Digi7 said:
Way to miss the point of storytelling. Of course the characters aren't real. Do you watch a movie and shout 'FAKE!' at the screen?
I think I should've been clearer.
Undertale seems to play out in a way that assumes that its characters will have some sort of resonance, as if their simulated lives would have a serious impact on the average gamer. There's a lot of games that manage to pack pathos in meaningful ways and that make your choices relevant to the greater plot, but Undertale isn't one of them, as far as I'm concerned.
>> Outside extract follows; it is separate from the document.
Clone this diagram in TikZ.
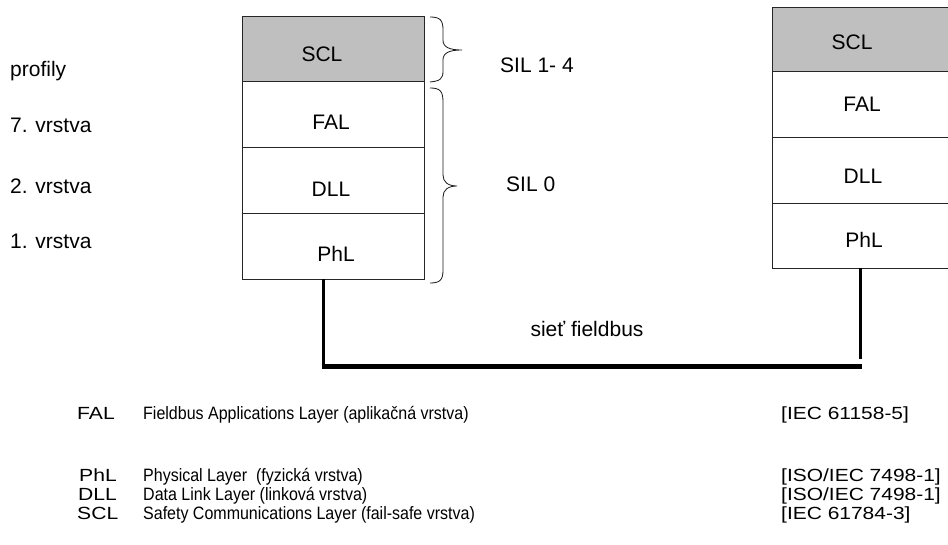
\documentclass[tikz,border=0pt]{standalone}
\usepackage{graphicx}
\usepackage{fontspec}
\setmainfont{Liberation Sans}
\newcommand\legab[1]{\scalebox{1.32}[1.1]{#1}}
\newcommand\legds[1]{\scalebox{1}[1.12]{#1}}
\newcommand\legrf[1]{\scalebox{1.31}[1.1]{#1}}
\begin{document}
\begin{tikzpicture}[x=1pt,y=-1pt,
  lay/.style={draw=black!85, line width=0.9pt, inner sep=0pt, outer sep=0pt, minimum width=#1},
  lay/.default=182pt,
  safe/.style={fill=black!25},
  lbl/.style={font=\fontsize{21}{25}\selectfont, anchor=base, inner sep=0pt},
  side/.style={font=\fontsize{21}{25}\selectfont, anchor=base west, inner sep=0pt},
  leg/.style={font=\fontsize{16}{19}\selectfont, anchor=base west, inner sep=0pt},
  bus/.style={line width=3pt},
  busmain/.style={line width=5pt},
  brc/.style={line width=0.8pt, black!90}]
\useasboundingbox (0,0) rectangle (948,545);

% left stack
\node[lay, safe, minimum height=65pt] (scl1) at (333,48.5) {};
\node[lay, minimum height=66pt] (fal1) at (333,114) {};
\node[lay, minimum height=66pt] (dll1) at (333,180) {};
\node[lay, minimum height=66pt] (phl1) at (333,246) {};
\node[lbl] (tscl1) at (322,62) {SCL};
\node[lbl] (tfal1) at (331,130) {FAL};
\node[lbl] (tdll1) at (331,197) {DLL};
\node[lbl] (tphl1) at (336,262) {PhL};

% right stack (cut by the page edge)
\begin{scope}
\clip (0,0) rectangle (948,545);
\node[lay=186pt, safe, minimum height=64pt] (scl2) at (865,39) {};
\node[lay=186pt, minimum height=66pt] (fal2) at (865,104) {};
\node[lay=186pt, minimum height=66pt] (dll2) at (865,170) {};
\node[lay=186pt, minimum height=65pt] (phl2) at (865,235.5) {};
\end{scope}
\node[lbl] (tscl2) at (852,50) {SCL};
\node[lbl] (tfal2) at (862,112) {FAL};
\node[lbl] (tdll2) at (863,184) {DLL};
\node[lbl] (tphl2) at (864,248) {PhL};

% fieldbus
\coordinate (tapL) at ([xshift=-10pt]phl1.south);
\coordinate (tapR) at ([xshift=-5pt]phl2.south);
\coordinate (cL) at (323,366);
\coordinate (cR) at (860,366);
\draw[bus] (tapL) -- ([yshift=2pt]cL);
\draw[busmain] ([xshift=-1.5pt]cL) -- ([xshift=1.5pt]cR);
\draw[bus] (tapR) -- ([yshift=7pt]cR);
\node[lbl] (bus) at (587,337) {sieť fieldbus};

% braces
\draw[brc] (430,17) .. controls (440,17) and (443,20) .. (443,30) -- (443,40)
  .. controls (443,47) and (449,50) .. (462,50)
  .. controls (449,50) and (443,53) .. (443,60) -- (443,71)
  .. controls (443,79) and (440,81) .. (430,82);
\draw[brc] (430,88) .. controls (440,88) and (443,91) .. (443,102) -- (443,175)
  .. controls (443,182) and (448,186) .. (457,186)
  .. controls (448,186) and (443,190) .. (443,197) -- (443,270)
  .. controls (443,280) and (440,283) .. (430,283);
\node[side] (sil14) at (500,73) {SIL 1- 4};
\node[side] (sil0) at (506,192) {SIL 0};

% left labels
\node[side] (profily) at (10,77) {profily};
\node[side] (v7) at (10,133) {7. vrstva};
\node[side] (v2) at (10,194) {2. vrstva};
\node[side] (v1) at (10,249) {1. vrstva};

% legend
\node[leg] (aFAL) at (77,419) {\legab{FAL}};
\node[leg] (dFAL) at (143,419) {\legds{Fieldbus Applications Layer (aplikačná vrstva)}};
\node[leg] (rFAL) at (781,419) {\legrf{[IEC 61158-5]}};
\node[leg] (aPhL) at (79,481) {\legab{PhL}};
\node[leg] (dPhL) at (143,481) {\legds{Physical Layer\ \ (fyzická vrstva)}};
\node[leg] (rPhL) at (781,481) {\legrf{[ISO/IEC 7498-1]}};
\node[leg] (aDLL) at (78,500) {\legab{DLL}};
\node[leg] (dDLL) at (143,500) {\legds{Data Link Layer (linková vrstva)}};
\node[leg] (rDLL) at (781,500) {\legrf{[ISO/IEC 7498-1]}};
\node[leg] (aSCL) at (77,519) {\legab{SCL}};
\node[leg] (dSCL) at (143,519) {\legds{Safety Communications Layer (fail-safe vrstva)}};
\node[leg] (rSCL) at (781,519) {\legrf{[IEC 61784-3]}};
\end{tikzpicture}
\end{document}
Telltale's approach to things seems more fluid: the protagonist is offered choices at sporadic intervals and all choices make at least some sense in the moment. From the get-go, Undertale tries to get under your skin with Flowey trying to goad you into misinterpreting the game's own mechanics; and the narrative's offered paths are limited to "sunshine and bunnies" or "wanton genocide". There's some variants depending on who you do or don't kill, but the thing is the game dares you to play it like a traditional RPG.
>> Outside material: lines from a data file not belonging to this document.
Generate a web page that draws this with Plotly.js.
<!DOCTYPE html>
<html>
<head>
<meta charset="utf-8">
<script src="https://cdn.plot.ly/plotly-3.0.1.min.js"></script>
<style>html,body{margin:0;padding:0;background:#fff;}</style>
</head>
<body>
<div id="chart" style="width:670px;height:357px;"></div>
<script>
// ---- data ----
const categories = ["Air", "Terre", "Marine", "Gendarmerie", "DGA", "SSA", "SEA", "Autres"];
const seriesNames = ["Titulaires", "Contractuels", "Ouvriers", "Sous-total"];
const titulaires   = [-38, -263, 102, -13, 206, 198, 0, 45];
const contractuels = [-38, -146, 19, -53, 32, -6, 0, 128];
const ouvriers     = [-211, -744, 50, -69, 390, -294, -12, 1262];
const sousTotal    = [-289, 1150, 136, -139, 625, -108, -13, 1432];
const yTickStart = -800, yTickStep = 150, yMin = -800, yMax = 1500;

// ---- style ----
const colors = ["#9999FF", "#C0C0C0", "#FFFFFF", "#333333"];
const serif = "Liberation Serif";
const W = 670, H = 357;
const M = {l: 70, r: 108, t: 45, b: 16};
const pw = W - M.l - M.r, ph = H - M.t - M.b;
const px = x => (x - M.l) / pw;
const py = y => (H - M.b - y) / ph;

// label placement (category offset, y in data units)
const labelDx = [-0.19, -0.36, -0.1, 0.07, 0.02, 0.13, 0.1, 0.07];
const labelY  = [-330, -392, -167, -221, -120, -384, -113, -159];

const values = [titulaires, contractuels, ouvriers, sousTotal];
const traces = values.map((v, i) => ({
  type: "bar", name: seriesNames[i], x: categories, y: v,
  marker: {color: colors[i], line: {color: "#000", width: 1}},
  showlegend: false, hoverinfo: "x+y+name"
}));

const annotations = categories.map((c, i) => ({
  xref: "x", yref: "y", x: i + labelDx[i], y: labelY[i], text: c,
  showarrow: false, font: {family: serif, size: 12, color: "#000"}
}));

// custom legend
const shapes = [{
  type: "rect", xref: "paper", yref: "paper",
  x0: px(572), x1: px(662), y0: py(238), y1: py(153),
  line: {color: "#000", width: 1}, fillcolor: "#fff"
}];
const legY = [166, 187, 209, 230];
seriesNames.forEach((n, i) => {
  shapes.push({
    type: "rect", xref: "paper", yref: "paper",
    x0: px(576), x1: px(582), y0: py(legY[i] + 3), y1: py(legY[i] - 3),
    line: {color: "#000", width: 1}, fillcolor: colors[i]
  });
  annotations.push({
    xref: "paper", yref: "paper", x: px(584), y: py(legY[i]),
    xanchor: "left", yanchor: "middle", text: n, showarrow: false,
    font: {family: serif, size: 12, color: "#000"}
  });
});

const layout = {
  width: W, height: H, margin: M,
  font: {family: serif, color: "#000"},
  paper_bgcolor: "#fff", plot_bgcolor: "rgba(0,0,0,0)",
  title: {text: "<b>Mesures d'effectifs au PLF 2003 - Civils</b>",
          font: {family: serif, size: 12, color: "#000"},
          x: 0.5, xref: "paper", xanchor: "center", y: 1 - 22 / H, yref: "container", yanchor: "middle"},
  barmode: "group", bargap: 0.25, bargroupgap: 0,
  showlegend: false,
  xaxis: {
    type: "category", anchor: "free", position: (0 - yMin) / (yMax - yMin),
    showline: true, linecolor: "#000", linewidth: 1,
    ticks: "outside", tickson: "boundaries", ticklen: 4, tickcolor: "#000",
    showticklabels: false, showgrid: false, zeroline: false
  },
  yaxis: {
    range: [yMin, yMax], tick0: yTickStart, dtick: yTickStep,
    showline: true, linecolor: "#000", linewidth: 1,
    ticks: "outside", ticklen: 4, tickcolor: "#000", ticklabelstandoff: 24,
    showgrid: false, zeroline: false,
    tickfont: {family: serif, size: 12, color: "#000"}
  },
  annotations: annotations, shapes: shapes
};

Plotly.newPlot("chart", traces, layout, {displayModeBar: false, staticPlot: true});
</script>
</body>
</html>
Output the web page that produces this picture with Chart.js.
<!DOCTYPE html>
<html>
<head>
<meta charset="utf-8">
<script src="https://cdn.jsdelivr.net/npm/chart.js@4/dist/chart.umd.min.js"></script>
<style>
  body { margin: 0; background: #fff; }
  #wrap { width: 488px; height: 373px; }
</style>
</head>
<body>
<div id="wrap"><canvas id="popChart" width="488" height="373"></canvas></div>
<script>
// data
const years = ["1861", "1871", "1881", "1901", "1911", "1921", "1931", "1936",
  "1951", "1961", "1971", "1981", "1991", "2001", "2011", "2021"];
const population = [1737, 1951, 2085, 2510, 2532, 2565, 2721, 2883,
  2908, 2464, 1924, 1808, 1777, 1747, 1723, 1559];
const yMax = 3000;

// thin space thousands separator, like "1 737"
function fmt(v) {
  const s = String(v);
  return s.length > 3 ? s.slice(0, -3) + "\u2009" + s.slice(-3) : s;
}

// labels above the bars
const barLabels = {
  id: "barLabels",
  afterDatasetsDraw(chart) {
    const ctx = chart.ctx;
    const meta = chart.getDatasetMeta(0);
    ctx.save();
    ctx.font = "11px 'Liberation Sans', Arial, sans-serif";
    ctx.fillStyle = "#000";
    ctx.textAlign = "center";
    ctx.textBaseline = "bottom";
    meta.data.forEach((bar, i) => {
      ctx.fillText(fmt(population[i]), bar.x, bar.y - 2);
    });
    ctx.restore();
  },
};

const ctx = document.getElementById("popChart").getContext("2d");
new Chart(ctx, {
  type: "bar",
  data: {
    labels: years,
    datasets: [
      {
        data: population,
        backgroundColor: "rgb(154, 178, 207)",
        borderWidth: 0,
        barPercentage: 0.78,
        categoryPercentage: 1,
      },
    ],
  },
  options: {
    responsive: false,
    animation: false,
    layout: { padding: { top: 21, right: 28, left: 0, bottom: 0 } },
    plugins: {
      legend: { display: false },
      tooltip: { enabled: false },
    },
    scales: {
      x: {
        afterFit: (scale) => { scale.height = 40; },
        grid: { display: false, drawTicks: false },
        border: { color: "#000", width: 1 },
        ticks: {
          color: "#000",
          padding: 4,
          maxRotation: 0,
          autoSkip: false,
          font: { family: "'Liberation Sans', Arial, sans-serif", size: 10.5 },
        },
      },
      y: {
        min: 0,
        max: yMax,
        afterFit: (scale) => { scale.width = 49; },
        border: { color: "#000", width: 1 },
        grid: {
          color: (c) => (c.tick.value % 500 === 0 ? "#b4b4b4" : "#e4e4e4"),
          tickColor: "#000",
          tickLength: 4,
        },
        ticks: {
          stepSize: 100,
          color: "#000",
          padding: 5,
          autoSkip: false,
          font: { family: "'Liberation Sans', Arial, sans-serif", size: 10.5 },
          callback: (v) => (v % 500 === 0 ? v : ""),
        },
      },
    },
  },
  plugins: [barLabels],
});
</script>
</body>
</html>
The next thing you know, Sans chastises you for it.
Undertale isn't really doing much of anything else outside of weaving a narrative around its own mechanics in a way that's as far from subtle as possible. The pseudo-puzzle with colored tiles? Much of the game's first dungeon? Both can be considered to be commentaries on your average boilerplate RPG, but the game never leaves Meta territory.
How can I take a story seriously if it doesn't at least partially buy into its own fiction? The way the game refuses to be entirely reset unless you wipe out all traces of it after uninstallation makes it so the more you play, the more certain narrative branches are cut off, and the more the entire thing's artifice becomes inescapable. The entire cast stops being perceivable as characters and start to come across as milestones in the gameplay-mandated plot.
I've read about people who tried five or six consecutive runs based on the same save file, people who spend hours ferreting out all the tiny bits in which subsequent playthroughs affect one another if certain actions are shifted around - and that just kills it for me.
After a point, you're no longer playing a game, you're ticking boxes laid out by Toby Fox's big list of potential events and responses.